--- SET EXERCISE ---
Make an exact copy of all the entries below, with the pictures left out.

--- ENTRIES PROVIDED ---
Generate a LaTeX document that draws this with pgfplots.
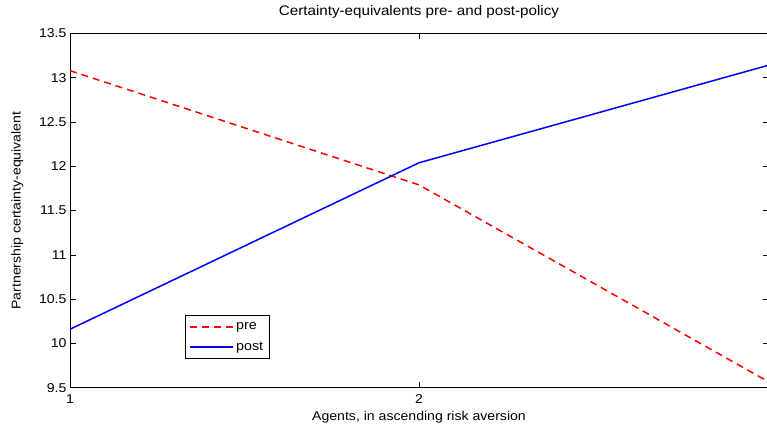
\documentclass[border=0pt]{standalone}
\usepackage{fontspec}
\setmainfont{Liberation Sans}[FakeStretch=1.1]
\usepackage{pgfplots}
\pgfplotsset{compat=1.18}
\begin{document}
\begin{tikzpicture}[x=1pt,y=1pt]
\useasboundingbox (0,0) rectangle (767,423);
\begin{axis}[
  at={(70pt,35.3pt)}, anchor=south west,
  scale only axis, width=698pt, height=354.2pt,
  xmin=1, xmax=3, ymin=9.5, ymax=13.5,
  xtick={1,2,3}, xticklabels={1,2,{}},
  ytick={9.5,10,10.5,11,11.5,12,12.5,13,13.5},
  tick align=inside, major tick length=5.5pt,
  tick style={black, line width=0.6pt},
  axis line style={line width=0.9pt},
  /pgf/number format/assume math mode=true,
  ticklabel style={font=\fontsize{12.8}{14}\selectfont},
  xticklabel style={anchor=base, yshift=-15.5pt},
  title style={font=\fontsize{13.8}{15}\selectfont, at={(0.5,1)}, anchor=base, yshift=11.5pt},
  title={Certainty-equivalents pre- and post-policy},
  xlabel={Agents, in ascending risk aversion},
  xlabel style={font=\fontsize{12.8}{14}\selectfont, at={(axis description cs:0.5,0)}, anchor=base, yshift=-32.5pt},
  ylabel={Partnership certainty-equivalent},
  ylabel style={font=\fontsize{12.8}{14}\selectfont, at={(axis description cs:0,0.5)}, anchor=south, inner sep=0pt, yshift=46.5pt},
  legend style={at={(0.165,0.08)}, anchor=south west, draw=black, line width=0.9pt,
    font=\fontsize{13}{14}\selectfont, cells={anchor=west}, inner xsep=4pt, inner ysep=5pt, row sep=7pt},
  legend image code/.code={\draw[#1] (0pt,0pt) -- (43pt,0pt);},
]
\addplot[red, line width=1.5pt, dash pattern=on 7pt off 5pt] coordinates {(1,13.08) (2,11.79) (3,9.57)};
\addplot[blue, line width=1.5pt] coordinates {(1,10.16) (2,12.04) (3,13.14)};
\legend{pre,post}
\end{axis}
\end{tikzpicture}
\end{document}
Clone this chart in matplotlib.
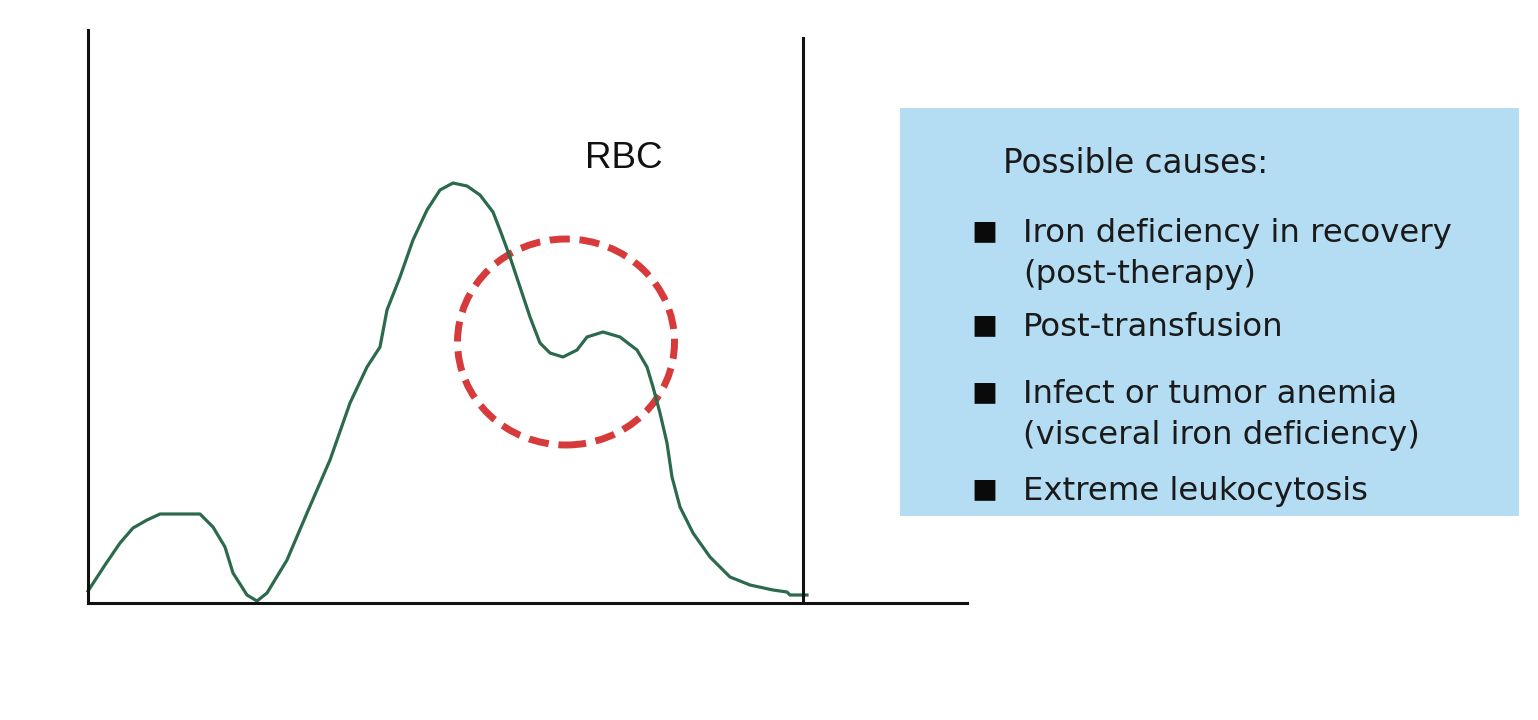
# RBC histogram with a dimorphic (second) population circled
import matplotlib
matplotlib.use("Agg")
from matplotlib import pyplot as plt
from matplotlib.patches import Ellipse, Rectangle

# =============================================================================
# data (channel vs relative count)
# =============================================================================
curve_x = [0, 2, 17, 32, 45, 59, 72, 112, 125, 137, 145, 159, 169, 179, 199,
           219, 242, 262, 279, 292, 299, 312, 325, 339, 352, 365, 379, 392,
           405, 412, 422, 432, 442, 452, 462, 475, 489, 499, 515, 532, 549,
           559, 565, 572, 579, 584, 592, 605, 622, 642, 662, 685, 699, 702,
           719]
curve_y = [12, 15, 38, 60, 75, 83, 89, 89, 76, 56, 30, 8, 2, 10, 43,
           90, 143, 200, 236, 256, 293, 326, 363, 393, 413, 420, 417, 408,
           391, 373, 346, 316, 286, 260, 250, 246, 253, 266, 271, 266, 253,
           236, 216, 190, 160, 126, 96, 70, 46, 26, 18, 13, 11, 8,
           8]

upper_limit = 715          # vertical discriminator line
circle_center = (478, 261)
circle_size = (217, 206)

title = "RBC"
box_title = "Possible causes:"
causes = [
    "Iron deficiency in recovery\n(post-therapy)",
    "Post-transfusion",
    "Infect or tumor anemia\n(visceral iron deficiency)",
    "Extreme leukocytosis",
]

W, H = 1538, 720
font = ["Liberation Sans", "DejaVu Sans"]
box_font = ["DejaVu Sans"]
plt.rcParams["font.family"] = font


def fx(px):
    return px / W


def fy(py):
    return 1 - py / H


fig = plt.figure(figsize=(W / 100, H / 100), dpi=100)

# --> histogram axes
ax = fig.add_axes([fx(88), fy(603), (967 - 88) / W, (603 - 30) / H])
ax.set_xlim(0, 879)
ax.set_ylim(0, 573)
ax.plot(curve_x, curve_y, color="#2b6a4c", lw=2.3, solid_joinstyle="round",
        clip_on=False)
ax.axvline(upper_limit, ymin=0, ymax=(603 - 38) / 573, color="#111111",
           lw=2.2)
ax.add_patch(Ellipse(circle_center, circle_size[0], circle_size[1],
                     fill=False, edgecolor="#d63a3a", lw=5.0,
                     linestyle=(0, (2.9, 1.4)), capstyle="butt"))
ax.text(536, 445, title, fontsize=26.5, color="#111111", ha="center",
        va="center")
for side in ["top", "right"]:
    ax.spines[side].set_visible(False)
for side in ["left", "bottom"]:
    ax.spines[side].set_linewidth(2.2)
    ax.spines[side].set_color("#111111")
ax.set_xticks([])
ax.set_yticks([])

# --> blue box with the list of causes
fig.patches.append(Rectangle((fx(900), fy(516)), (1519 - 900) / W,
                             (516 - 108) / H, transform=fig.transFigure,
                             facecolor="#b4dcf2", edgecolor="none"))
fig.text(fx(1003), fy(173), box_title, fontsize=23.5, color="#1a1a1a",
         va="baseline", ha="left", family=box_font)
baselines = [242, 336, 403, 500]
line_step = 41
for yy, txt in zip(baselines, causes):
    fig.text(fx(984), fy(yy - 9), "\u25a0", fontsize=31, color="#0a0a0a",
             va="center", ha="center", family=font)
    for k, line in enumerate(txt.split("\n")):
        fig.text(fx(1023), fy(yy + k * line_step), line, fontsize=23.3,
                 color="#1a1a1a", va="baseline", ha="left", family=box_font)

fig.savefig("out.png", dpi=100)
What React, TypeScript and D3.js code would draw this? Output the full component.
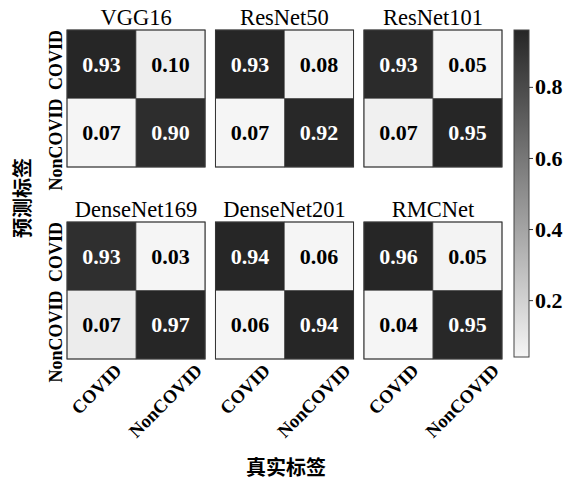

--- RESULT BELOW ---
Generate a LaTeX document that draws this with pgfplots.
\documentclass[border=0pt]{standalone}
\usepackage{fontspec}
\setmainfont{Liberation Sans}[FakeStretch=1.1]
\usepackage{pgfplots}
\pgfplotsset{compat=1.18}
\begin{document}
\begin{tikzpicture}[x=1pt,y=1pt]
\useasboundingbox (0,0) rectangle (767,423);
\begin{axis}[
  at={(70pt,35.3pt)}, anchor=south west,
  scale only axis, width=698pt, height=354.2pt,
  xmin=1, xmax=3, ymin=9.5, ymax=13.5,
  xtick={1,2,3}, xticklabels={1,2,{}},
  ytick={9.5,10,10.5,11,11.5,12,12.5,13,13.5},
  tick align=inside, major tick length=5.5pt,
  tick style={black, line width=0.6pt},
  axis line style={line width=0.9pt},
  /pgf/number format/assume math mode=true,
  ticklabel style={font=\fontsize{12.8}{14}\selectfont},
  xticklabel style={anchor=base, yshift=-15.5pt},
  title style={font=\fontsize{13.8}{15}\selectfont, at={(0.5,1)}, anchor=base, yshift=11.5pt},
  title={Certainty-equivalents pre- and post-policy},
  xlabel={Agents, in ascending risk aversion},
  xlabel style={font=\fontsize{12.8}{14}\selectfont, at={(axis description cs:0.5,0)}, anchor=base, yshift=-32.5pt},
  ylabel={Partnership certainty-equivalent},
  ylabel style={font=\fontsize{12.8}{14}\selectfont, at={(axis description cs:0,0.5)}, anchor=south, inner sep=0pt, yshift=46.5pt},
  legend style={at={(0.165,0.08)}, anchor=south west, draw=black, line width=0.9pt,
    font=\fontsize{13}{14}\selectfont, cells={anchor=west}, inner xsep=4pt, inner ysep=5pt, row sep=7pt},
  legend image code/.code={\draw[#1] (0pt,0pt) -- (43pt,0pt);},
]
\addplot[red, line width=1.5pt, dash pattern=on 7pt off 5pt] coordinates {(1,13.08) (2,11.79) (3,9.57)};
\addplot[blue, line width=1.5pt] coordinates {(1,10.16) (2,12.04) (3,13.14)};
\legend{pre,post}
\end{axis}
\end{tikzpicture}
\end{document}
Clone this chart in matplotlib.
# RBC histogram with a dimorphic (second) population circled
import matplotlib
matplotlib.use("Agg")
from matplotlib import pyplot as plt
from matplotlib.patches import Ellipse, Rectangle

# =============================================================================
# data (channel vs relative count)
# =============================================================================
curve_x = [0, 2, 17, 32, 45, 59, 72, 112, 125, 137, 145, 159, 169, 179, 199,
           219, 242, 262, 279, 292, 299, 312, 325, 339, 352, 365, 379, 392,
           405, 412, 422, 432, 442, 452, 462, 475, 489, 499, 515, 532, 549,
           559, 565, 572, 579, 584, 592, 605, 622, 642, 662, 685, 699, 702,
           719]
curve_y = [12, 15, 38, 60, 75, 83, 89, 89, 76, 56, 30, 8, 2, 10, 43,
           90, 143, 200, 236, 256, 293, 326, 363, 393, 413, 420, 417, 408,
           391, 373, 346, 316, 286, 260, 250, 246, 253, 266, 271, 266, 253,
           236, 216, 190, 160, 126, 96, 70, 46, 26, 18, 13, 11, 8,
           8]

upper_limit = 715          # vertical discriminator line
circle_center = (478, 261)
circle_size = (217, 206)

title = "RBC"
box_title = "Possible causes:"
causes = [
    "Iron deficiency in recovery\n(post-therapy)",
    "Post-transfusion",
    "Infect or tumor anemia\n(visceral iron deficiency)",
    "Extreme leukocytosis",
]

W, H = 1538, 720
font = ["Liberation Sans", "DejaVu Sans"]
box_font = ["DejaVu Sans"]
plt.rcParams["font.family"] = font


def fx(px):
    return px / W


def fy(py):
    return 1 - py / H


fig = plt.figure(figsize=(W / 100, H / 100), dpi=100)

# --> histogram axes
ax = fig.add_axes([fx(88), fy(603), (967 - 88) / W, (603 - 30) / H])
ax.set_xlim(0, 879)
ax.set_ylim(0, 573)
ax.plot(curve_x, curve_y, color="#2b6a4c", lw=2.3, solid_joinstyle="round",
        clip_on=False)
ax.axvline(upper_limit, ymin=0, ymax=(603 - 38) / 573, color="#111111",
           lw=2.2)
ax.add_patch(Ellipse(circle_center, circle_size[0], circle_size[1],
                     fill=False, edgecolor="#d63a3a", lw=5.0,
                     linestyle=(0, (2.9, 1.4)), capstyle="butt"))
ax.text(536, 445, title, fontsize=26.5, color="#111111", ha="center",
        va="center")
for side in ["top", "right"]:
    ax.spines[side].set_visible(False)
for side in ["left", "bottom"]:
    ax.spines[side].set_linewidth(2.2)
    ax.spines[side].set_color("#111111")
ax.set_xticks([])
ax.set_yticks([])

# --> blue box with the list of causes
fig.patches.append(Rectangle((fx(900), fy(516)), (1519 - 900) / W,
                             (516 - 108) / H, transform=fig.transFigure,
                             facecolor="#b4dcf2", edgecolor="none"))
fig.text(fx(1003), fy(173), box_title, fontsize=23.5, color="#1a1a1a",
         va="baseline", ha="left", family=box_font)
baselines = [242, 336, 403, 500]
line_step = 41
for yy, txt in zip(baselines, causes):
    fig.text(fx(984), fy(yy - 9), "\u25a0", fontsize=31, color="#0a0a0a",
             va="center", ha="center", family=font)
    for k, line in enumerate(txt.split("\n")):
        fig.text(fx(1023), fy(yy + k * line_step), line, fontsize=23.3,
                 color="#1a1a1a", va="baseline", ha="left", family=box_font)

fig.savefig("out.png", dpi=100)
What React, TypeScript and D3.js code would draw this? Output the full component.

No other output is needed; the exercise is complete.